Transcribe only the lines from the line with "Output the component" through the line with "de documentos\nhistóricos de", exactly, counting both of those lines as part of the stretch.
++++
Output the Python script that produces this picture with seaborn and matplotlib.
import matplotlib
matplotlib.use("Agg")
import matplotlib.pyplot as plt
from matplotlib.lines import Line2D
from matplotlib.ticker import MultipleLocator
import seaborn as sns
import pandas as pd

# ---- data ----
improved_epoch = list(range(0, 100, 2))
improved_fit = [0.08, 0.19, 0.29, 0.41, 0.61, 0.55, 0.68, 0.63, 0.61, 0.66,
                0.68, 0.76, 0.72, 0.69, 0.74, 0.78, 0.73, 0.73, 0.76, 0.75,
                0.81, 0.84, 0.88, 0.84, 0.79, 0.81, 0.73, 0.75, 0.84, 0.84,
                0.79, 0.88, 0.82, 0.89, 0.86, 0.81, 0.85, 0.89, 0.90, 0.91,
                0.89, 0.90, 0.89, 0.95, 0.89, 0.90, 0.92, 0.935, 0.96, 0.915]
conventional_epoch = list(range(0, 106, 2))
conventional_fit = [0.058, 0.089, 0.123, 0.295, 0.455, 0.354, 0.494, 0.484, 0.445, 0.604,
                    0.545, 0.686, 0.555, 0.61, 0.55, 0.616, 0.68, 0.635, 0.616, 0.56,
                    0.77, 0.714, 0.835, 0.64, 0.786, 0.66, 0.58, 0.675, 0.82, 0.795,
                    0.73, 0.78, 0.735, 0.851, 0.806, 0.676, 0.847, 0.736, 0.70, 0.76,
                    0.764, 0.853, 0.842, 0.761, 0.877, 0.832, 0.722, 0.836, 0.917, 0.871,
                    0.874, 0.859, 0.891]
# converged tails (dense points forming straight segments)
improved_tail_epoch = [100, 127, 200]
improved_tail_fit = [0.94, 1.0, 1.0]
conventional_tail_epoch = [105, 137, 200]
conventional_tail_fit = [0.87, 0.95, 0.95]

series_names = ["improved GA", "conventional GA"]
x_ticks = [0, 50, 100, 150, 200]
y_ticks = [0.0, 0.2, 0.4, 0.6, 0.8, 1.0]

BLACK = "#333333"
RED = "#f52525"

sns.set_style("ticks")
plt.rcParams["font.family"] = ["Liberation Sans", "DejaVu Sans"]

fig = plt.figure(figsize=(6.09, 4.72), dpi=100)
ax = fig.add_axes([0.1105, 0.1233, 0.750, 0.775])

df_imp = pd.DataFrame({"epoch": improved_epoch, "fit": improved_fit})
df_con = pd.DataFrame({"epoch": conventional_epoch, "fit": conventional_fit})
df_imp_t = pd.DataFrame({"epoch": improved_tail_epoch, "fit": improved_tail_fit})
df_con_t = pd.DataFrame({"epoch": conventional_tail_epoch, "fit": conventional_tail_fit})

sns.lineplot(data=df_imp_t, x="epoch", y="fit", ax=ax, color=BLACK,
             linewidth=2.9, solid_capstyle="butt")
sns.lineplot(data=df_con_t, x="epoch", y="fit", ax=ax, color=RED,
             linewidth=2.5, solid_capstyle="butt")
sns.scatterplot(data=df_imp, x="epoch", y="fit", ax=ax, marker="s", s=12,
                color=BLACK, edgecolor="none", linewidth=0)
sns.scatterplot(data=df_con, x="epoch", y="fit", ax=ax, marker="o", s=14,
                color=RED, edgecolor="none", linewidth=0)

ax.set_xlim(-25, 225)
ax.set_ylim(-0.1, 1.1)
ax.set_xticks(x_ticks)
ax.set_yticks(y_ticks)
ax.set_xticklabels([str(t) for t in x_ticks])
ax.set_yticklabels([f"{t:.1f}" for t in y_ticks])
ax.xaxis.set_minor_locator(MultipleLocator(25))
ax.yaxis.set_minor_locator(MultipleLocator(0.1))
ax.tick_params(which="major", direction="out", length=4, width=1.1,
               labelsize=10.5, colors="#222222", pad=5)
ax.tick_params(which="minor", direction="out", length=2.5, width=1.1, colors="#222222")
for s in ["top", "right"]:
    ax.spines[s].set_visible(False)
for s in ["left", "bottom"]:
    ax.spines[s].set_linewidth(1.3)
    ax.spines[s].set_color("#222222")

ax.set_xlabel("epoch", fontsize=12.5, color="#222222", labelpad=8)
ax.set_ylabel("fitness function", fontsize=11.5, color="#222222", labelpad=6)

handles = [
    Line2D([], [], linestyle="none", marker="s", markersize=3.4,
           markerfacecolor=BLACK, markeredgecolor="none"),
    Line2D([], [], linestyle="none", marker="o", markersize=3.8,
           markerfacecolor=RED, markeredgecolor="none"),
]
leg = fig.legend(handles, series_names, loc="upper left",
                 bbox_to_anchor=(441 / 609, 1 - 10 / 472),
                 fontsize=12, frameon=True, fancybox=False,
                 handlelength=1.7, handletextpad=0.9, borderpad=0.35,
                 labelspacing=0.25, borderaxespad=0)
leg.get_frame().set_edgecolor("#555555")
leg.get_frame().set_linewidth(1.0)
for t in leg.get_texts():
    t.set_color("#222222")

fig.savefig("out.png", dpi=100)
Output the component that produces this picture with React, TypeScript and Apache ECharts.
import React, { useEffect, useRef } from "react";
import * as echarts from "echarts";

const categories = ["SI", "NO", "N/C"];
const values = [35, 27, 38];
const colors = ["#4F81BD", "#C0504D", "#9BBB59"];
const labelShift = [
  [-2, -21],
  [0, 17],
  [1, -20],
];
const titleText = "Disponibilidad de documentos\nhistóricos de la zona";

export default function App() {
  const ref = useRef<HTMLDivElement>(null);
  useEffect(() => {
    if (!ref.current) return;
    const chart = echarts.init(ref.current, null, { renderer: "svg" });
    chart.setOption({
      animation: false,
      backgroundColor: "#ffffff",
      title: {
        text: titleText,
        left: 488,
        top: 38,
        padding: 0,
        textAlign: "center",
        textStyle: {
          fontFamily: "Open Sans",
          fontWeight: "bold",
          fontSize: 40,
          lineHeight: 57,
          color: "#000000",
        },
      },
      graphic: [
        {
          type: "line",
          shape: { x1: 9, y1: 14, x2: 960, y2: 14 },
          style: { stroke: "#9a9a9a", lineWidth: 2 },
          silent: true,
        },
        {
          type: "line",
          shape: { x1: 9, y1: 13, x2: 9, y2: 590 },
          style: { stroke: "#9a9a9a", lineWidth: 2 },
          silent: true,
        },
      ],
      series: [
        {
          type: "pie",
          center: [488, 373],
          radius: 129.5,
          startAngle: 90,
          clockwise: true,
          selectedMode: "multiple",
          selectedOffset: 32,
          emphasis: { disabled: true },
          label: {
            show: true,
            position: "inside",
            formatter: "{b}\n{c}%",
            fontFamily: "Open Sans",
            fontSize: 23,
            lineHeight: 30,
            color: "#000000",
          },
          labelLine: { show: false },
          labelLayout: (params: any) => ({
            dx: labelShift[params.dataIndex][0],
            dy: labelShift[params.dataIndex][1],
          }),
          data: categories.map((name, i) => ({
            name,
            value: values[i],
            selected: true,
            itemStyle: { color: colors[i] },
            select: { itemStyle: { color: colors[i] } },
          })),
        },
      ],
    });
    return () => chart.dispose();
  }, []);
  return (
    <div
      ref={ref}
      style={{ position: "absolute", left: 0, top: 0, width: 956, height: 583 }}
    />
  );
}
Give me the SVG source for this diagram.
++++
**Problem solution:**
Output the component that produces this picture with React, TypeScript and Apache ECharts.
import React, { useEffect, useRef } from "react";
import * as echarts from "echarts";

const categories = ["SI", "NO", "N/C"];
const values = [35, 27, 38];
const colors = ["#4F81BD", "#C0504D", "#9BBB59"];
const labelShift = [
  [-2, -21],
  [0, 17],
  [1, -20],
];
const titleText = "Disponibilidad de documentos\nhistóricos de la zona";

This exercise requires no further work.